Directions
Give the total number of lines with the word "seaborn" in them, and no other words.

------ Extracted records

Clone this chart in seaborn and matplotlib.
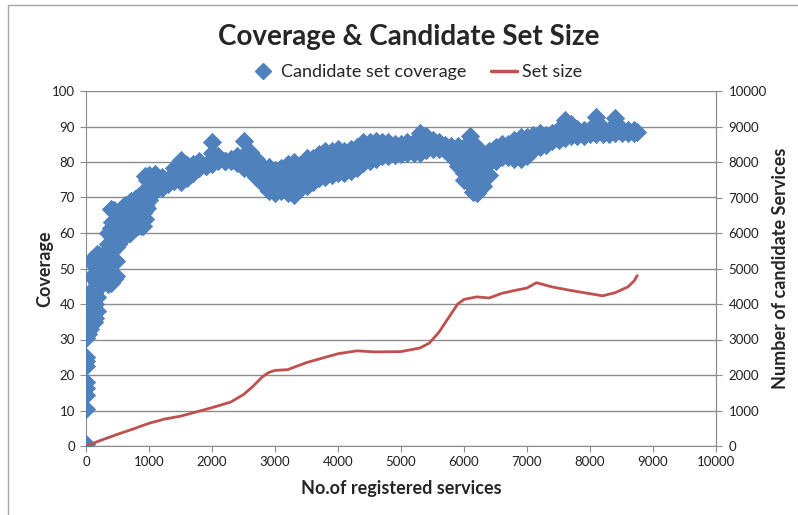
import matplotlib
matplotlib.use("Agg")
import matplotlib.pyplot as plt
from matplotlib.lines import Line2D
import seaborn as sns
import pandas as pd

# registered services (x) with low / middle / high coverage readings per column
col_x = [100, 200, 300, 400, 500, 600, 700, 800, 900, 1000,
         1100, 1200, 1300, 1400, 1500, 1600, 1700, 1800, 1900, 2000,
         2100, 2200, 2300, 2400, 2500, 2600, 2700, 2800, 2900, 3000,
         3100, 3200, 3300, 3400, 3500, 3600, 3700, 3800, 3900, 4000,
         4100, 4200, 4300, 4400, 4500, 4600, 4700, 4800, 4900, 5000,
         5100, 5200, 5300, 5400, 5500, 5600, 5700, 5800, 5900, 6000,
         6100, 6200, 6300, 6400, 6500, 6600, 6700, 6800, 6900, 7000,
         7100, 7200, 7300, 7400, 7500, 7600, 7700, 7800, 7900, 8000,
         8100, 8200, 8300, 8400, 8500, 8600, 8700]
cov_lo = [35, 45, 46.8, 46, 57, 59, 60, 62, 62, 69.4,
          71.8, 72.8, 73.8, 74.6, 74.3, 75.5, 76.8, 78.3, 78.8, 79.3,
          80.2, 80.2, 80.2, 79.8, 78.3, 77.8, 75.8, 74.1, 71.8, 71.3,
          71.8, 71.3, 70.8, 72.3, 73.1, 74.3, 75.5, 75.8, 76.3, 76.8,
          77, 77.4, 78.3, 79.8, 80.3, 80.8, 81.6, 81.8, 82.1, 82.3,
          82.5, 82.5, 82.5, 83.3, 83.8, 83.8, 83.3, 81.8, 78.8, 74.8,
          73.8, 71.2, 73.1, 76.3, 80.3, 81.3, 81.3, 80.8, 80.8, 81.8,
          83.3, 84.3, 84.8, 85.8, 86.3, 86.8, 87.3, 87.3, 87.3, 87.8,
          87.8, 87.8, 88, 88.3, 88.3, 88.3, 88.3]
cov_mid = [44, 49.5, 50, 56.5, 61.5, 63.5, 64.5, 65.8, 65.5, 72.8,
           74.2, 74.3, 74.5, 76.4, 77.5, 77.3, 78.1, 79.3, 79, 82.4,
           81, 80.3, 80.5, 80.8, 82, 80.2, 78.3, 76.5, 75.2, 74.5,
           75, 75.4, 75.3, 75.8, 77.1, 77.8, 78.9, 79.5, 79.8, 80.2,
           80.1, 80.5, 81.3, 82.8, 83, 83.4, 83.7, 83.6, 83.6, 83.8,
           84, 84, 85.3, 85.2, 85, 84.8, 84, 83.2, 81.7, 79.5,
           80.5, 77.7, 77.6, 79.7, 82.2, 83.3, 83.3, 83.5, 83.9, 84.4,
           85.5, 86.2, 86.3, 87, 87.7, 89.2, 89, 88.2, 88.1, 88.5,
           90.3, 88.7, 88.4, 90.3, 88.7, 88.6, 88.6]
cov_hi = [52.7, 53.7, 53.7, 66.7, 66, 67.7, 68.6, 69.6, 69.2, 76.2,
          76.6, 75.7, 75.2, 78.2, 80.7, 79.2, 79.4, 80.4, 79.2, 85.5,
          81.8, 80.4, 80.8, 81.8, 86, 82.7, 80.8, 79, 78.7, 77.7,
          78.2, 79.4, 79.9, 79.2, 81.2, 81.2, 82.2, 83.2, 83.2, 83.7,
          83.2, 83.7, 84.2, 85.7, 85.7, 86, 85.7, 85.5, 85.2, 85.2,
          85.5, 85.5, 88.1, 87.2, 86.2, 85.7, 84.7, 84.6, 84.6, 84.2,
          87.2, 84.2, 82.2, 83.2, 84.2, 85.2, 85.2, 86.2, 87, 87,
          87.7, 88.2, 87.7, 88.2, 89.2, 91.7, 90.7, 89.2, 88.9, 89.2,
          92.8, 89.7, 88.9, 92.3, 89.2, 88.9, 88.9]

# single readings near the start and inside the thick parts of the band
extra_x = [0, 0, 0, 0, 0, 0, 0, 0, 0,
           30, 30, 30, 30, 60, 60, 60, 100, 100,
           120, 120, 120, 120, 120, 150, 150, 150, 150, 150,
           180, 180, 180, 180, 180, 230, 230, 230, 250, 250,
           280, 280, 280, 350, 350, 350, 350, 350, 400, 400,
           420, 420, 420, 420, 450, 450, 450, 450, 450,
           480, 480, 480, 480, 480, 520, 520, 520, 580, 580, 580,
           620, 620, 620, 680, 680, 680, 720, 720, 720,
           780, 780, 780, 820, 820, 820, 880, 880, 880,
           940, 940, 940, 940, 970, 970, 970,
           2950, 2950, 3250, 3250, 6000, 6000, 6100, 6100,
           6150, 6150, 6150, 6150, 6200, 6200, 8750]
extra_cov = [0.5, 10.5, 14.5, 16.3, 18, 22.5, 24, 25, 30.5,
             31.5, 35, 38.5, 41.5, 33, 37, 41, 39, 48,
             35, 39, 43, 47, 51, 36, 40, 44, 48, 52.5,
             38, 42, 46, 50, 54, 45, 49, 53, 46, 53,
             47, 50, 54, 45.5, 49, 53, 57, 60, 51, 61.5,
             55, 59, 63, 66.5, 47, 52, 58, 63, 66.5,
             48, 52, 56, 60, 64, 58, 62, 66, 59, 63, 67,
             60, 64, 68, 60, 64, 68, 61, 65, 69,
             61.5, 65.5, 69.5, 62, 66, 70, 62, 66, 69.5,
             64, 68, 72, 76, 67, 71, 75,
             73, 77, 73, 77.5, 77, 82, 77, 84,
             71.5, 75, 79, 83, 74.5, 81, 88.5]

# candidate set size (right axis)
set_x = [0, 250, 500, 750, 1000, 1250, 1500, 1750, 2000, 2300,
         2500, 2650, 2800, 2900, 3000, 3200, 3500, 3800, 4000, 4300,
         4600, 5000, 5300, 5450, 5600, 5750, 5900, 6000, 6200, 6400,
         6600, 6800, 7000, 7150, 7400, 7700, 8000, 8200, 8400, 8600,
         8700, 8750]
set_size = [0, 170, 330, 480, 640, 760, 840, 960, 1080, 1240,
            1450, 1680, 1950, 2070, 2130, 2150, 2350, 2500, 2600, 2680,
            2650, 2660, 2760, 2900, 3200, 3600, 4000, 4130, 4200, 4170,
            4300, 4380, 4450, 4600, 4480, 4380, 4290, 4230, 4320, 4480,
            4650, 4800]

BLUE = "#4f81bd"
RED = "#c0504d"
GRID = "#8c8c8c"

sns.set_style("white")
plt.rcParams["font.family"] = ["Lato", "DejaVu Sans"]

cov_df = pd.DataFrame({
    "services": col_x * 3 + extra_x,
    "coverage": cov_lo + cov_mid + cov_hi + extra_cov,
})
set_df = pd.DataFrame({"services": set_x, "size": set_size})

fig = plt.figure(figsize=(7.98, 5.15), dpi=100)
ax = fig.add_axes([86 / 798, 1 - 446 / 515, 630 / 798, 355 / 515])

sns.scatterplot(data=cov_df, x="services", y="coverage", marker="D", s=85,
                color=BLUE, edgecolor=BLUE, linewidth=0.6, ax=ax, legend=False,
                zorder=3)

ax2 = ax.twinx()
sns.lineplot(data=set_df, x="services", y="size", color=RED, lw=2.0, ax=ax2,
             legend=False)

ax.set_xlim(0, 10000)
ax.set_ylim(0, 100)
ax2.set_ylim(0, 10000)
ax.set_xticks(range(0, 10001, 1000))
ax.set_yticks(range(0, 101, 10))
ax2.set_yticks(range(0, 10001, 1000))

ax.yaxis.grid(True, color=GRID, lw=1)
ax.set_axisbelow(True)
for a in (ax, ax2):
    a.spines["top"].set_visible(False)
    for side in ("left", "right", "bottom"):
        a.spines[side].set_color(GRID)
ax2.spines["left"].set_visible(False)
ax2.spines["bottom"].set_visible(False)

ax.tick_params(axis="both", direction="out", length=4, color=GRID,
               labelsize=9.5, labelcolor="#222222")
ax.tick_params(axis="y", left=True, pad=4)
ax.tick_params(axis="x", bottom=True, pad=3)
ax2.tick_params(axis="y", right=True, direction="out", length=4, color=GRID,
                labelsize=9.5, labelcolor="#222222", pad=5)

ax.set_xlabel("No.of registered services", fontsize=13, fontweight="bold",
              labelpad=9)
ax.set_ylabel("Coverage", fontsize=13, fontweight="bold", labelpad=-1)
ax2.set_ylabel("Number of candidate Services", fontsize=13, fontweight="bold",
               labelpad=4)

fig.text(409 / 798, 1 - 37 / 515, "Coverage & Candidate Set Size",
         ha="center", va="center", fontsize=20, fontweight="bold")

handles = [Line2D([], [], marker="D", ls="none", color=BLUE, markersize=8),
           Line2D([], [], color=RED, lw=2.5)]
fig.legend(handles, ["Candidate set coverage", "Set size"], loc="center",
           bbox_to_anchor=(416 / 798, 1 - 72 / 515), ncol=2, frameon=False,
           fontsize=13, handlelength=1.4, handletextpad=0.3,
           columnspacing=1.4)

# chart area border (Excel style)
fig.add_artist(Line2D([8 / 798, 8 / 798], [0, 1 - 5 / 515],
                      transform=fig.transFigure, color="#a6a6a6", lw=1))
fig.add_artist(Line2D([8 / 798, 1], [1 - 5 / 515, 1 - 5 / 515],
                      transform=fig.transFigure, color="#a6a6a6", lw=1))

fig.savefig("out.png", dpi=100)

------------
------ Extracted records

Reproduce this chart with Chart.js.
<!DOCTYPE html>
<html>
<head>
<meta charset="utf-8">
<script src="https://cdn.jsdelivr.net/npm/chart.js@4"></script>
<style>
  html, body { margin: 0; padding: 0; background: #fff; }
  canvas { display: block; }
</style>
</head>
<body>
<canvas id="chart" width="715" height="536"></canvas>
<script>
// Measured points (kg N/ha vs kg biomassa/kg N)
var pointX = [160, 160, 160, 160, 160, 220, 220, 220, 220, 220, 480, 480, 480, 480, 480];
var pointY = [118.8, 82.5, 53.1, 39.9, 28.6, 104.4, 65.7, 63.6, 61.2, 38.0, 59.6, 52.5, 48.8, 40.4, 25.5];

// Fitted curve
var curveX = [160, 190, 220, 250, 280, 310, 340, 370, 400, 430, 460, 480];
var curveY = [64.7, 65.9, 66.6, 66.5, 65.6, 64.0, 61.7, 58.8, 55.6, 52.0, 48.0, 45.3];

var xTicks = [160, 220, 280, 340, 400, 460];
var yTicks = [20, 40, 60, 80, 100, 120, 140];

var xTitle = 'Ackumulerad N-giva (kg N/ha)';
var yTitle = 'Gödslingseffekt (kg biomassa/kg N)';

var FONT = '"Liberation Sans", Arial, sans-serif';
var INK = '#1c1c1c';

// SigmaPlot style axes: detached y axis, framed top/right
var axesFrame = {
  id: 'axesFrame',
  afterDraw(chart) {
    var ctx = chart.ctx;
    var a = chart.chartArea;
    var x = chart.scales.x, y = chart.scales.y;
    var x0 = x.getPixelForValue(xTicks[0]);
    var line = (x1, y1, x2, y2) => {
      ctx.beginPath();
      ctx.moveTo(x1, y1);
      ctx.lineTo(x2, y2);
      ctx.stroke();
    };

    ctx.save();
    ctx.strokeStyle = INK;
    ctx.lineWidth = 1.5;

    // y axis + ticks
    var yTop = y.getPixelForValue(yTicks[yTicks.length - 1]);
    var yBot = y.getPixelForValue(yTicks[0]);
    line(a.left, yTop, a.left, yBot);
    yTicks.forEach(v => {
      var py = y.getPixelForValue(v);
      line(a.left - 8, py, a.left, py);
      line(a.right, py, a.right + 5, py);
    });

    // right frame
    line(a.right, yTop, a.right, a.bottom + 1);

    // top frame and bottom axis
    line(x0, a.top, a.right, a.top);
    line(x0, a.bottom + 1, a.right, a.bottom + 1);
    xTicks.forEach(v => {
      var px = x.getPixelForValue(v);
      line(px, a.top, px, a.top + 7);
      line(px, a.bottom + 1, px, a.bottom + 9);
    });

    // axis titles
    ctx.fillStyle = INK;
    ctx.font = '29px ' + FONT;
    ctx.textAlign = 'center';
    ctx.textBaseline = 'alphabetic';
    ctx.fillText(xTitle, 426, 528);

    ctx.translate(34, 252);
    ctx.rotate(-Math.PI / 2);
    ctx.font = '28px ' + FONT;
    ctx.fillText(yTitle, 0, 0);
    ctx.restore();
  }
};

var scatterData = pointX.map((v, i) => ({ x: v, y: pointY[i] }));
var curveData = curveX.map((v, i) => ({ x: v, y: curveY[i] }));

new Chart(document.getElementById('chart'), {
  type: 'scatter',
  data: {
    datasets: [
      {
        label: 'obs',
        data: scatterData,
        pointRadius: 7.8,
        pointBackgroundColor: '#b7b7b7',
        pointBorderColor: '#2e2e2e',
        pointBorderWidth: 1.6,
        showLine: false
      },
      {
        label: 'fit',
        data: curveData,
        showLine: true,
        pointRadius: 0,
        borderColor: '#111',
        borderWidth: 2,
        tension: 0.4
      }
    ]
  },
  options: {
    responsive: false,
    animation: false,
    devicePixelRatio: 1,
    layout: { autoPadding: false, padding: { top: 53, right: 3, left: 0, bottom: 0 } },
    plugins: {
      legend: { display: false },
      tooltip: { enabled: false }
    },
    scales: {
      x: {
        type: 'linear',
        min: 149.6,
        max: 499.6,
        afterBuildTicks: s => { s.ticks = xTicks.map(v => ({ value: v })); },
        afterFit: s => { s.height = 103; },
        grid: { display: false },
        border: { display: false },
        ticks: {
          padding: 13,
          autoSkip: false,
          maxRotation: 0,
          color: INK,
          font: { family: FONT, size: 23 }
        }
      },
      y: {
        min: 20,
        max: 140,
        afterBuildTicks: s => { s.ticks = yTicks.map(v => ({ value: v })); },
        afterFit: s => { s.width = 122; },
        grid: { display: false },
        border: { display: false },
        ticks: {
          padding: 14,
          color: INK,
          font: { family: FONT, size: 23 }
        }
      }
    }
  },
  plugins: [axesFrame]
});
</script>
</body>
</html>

------------
------ Extracted records

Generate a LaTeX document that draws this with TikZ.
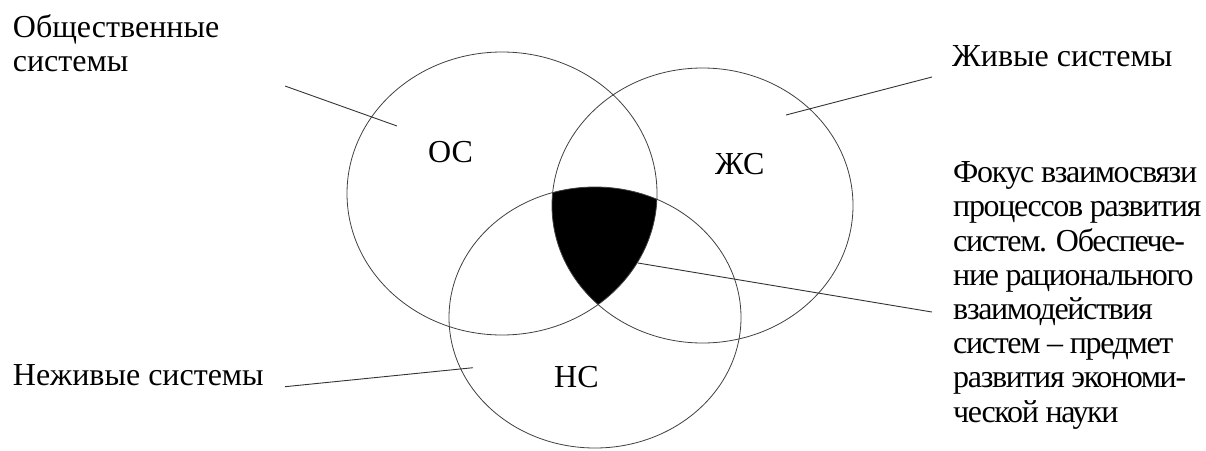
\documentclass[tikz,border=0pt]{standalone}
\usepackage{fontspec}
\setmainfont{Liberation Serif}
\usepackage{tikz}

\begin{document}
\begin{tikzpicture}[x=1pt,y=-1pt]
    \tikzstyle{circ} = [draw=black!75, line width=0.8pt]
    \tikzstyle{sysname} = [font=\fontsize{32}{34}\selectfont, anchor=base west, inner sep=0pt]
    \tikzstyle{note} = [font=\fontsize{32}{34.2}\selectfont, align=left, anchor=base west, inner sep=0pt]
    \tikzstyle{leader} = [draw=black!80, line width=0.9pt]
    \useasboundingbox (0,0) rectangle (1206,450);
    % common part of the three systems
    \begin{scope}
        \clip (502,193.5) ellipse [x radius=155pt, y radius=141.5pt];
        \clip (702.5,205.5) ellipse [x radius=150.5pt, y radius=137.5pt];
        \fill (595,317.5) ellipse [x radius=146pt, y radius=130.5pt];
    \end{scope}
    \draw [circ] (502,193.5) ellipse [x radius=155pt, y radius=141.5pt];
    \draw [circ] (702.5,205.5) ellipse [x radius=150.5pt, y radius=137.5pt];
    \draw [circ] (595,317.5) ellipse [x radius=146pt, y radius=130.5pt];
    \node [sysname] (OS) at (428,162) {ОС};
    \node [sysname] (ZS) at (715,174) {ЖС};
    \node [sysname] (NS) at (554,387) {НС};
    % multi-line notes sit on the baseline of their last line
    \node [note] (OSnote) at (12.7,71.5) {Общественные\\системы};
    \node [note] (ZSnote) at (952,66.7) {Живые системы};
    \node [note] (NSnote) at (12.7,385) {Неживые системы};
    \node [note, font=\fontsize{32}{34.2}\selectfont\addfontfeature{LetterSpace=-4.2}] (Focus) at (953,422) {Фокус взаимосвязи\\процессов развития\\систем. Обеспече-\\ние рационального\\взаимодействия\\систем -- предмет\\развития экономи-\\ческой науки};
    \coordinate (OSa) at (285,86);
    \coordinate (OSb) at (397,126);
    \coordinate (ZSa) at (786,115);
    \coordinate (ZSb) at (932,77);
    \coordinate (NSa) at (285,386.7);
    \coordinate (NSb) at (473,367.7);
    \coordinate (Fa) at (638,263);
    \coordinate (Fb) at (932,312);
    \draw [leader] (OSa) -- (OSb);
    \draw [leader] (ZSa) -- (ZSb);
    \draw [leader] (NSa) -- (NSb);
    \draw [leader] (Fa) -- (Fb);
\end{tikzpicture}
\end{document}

------------

Full answer
2